Written instruction: Leave out the images and repeat the listing below without a single change.

Raw data:

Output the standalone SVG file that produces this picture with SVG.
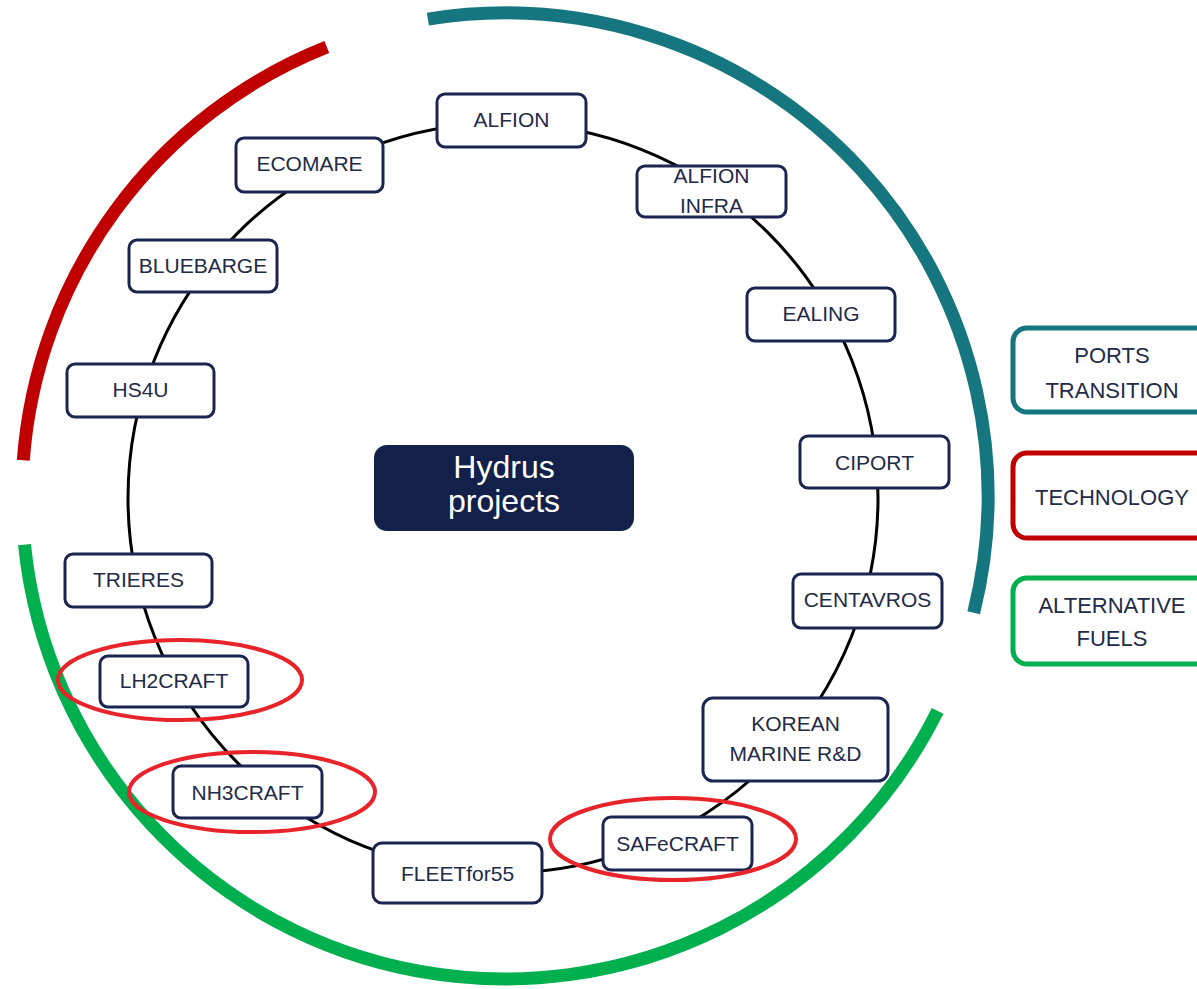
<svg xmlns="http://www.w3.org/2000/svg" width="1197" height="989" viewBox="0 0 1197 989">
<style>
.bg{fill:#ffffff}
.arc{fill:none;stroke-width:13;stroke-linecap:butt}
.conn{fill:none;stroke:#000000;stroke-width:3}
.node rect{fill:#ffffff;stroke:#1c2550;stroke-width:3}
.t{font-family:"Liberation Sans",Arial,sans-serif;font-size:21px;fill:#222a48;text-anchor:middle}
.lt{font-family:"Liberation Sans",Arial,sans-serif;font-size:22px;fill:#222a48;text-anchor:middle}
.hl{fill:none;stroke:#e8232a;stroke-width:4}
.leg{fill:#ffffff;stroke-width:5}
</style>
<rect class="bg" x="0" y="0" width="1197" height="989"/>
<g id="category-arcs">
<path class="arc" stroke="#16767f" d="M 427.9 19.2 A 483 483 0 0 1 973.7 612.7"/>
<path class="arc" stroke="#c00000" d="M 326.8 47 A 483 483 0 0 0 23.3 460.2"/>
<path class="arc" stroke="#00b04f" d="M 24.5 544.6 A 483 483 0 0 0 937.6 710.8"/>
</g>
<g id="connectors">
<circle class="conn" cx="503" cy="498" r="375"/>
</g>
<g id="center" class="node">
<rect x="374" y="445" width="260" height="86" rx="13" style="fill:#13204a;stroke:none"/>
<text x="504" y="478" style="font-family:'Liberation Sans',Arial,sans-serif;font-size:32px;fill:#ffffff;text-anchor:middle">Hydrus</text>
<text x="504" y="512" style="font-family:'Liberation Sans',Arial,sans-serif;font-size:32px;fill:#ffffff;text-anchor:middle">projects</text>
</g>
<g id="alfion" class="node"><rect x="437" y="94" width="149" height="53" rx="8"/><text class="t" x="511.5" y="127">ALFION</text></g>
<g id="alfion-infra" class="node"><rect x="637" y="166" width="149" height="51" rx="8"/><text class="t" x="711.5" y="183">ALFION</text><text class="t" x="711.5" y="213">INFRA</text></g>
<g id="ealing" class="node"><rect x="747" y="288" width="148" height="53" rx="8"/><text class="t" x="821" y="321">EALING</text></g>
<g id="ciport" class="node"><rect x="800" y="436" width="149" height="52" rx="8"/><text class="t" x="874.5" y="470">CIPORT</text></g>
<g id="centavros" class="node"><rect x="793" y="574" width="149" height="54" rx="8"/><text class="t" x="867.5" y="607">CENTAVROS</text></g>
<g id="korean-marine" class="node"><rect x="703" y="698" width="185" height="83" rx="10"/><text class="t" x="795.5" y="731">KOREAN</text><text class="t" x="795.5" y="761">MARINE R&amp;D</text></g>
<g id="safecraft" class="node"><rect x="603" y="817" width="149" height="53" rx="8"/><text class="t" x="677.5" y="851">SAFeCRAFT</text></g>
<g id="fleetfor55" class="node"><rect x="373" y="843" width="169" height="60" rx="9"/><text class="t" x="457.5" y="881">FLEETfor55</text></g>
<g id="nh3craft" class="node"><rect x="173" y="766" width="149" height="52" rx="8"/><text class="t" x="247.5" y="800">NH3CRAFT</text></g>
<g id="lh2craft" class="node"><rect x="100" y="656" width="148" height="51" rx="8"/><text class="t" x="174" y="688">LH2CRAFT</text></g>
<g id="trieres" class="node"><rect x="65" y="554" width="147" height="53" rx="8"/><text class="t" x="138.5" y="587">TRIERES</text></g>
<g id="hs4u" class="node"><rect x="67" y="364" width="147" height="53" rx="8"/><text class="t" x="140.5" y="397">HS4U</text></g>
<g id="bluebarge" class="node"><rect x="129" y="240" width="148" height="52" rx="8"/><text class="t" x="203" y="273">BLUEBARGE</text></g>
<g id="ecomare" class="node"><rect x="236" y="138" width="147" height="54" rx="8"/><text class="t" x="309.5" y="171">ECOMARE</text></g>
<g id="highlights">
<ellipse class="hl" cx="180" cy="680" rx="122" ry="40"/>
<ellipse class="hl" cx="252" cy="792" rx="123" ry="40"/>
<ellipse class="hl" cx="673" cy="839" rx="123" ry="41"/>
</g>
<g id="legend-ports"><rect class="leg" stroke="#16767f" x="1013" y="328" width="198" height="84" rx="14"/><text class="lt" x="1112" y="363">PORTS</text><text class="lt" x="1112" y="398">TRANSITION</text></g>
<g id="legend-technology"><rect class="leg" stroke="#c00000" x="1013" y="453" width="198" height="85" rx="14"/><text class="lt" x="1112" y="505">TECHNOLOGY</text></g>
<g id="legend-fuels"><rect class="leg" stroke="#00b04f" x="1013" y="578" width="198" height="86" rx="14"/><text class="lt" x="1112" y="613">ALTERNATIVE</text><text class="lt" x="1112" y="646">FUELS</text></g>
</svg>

Completed task:
Output the standalone SVG file that produces this picture with SVG.
<svg xmlns="http://www.w3.org/2000/svg" width="1197" height="989" viewBox="0 0 1197 989">
<style>
.bg{fill:#ffffff}
.arc{fill:none;stroke-width:13;stroke-linecap:butt}
.conn{fill:none;stroke:#000000;stroke-width:3}
.node rect{fill:#ffffff;stroke:#1c2550;stroke-width:3}
.t{font-family:"Liberation Sans",Arial,sans-serif;font-size:21px;fill:#222a48;text-anchor:middle}
.lt{font-family:"Liberation Sans",Arial,sans-serif;font-size:22px;fill:#222a48;text-anchor:middle}
.hl{fill:none;stroke:#e8232a;stroke-width:4}
.leg{fill:#ffffff;stroke-width:5}
</style>
<rect class="bg" x="0" y="0" width="1197" height="989"/>
<g id="category-arcs">
<path class="arc" stroke="#16767f" d="M 427.9 19.2 A 483 483 0 0 1 973.7 612.7"/>
<path class="arc" stroke="#c00000" d="M 326.8 47 A 483 483 0 0 0 23.3 460.2"/>
<path class="arc" stroke="#00b04f" d="M 24.5 544.6 A 483 483 0 0 0 937.6 710.8"/>
</g>
<g id="connectors">
<circle class="conn" cx="503" cy="498" r="375"/>
</g>
<g id="center" class="node">
<rect x="374" y="445" width="260" height="86" rx="13" style="fill:#13204a;stroke:none"/>
<text x="504" y="478" style="font-family:'Liberation Sans',Arial,sans-serif;font-size:32px;fill:#ffffff;text-anchor:middle">Hydrus</text>
<text x="504" y="512" style="font-family:'Liberation Sans',Arial,sans-serif;font-size:32px;fill:#ffffff;text-anchor:middle">projects</text>
</g>
<g id="alfion" class="node"><rect x="437" y="94" width="149" height="53" rx="8"/><text class="t" x="511.5" y="127">ALFION</text></g>
<g id="alfion-infra" class="node"><rect x="637" y="166" width="149" height="51" rx="8"/><text class="t" x="711.5" y="183">ALFION</text><text class="t" x="711.5" y="213">INFRA</text></g>
<g id="ealing" class="node"><rect x="747" y="288" width="148" height="53" rx="8"/><text class="t" x="821" y="321">EALING</text></g>
<g id="ciport" class="node"><rect x="800" y="436" width="149" height="52" rx="8"/><text class="t" x="874.5" y="470">CIPORT</text></g>
<g id="centavros" class="node"><rect x="793" y="574" width="149" height="54" rx="8"/><text class="t" x="867.5" y="607">CENTAVROS</text></g>
<g id="korean-marine" class="node"><rect x="703" y="698" width="185" height="83" rx="10"/><text class="t" x="795.5" y="731">KOREAN</text><text class="t" x="795.5" y="761">MARINE R&amp;D</text></g>
<g id="safecraft" class="node"><rect x="603" y="817" width="149" height="53" rx="8"/><text class="t" x="677.5" y="851">SAFeCRAFT</text></g>
<g id="fleetfor55" class="node"><rect x="373" y="843" width="169" height="60" rx="9"/><text class="t" x="457.5" y="881">FLEETfor55</text></g>
<g id="nh3craft" class="node"><rect x="173" y="766" width="149" height="52" rx="8"/><text class="t" x="247.5" y="800">NH3CRAFT</text></g>
<g id="lh2craft" class="node"><rect x="100" y="656" width="148" height="51" rx="8"/><text class="t" x="174" y="688">LH2CRAFT</text></g>
<g id="trieres" class="node"><rect x="65" y="554" width="147" height="53" rx="8"/><text class="t" x="138.5" y="587">TRIERES</text></g>
<g id="hs4u" class="node"><rect x="67" y="364" width="147" height="53" rx="8"/><text class="t" x="140.5" y="397">HS4U</text></g>
<g id="bluebarge" class="node"><rect x="129" y="240" width="148" height="52" rx="8"/><text class="t" x="203" y="273">BLUEBARGE</text></g>
<g id="ecomare" class="node"><rect x="236" y="138" width="147" height="54" rx="8"/><text class="t" x="309.5" y="171">ECOMARE</text></g>
<g id="highlights">
<ellipse class="hl" cx="180" cy="680" rx="122" ry="40"/>
<ellipse class="hl" cx="252" cy="792" rx="123" ry="40"/>
<ellipse class="hl" cx="673" cy="839" rx="123" ry="41"/>
</g>
<g id="legend-ports"><rect class="leg" stroke="#16767f" x="1013" y="328" width="198" height="84" rx="14"/><text class="lt" x="1112" y="363">PORTS</text><text class="lt" x="1112" y="398">TRANSITION</text></g>
<g id="legend-technology"><rect class="leg" stroke="#c00000" x="1013" y="453" width="198" height="85" rx="14"/><text class="lt" x="1112" y="505">TECHNOLOGY</text></g>
<g id="legend-fuels"><rect class="leg" stroke="#00b04f" x="1013" y="578" width="198" height="86" rx="14"/><text class="lt" x="1112" y="613">ALTERNATIVE</text><text class="lt" x="1112" y="646">FUELS</text></g>
</svg>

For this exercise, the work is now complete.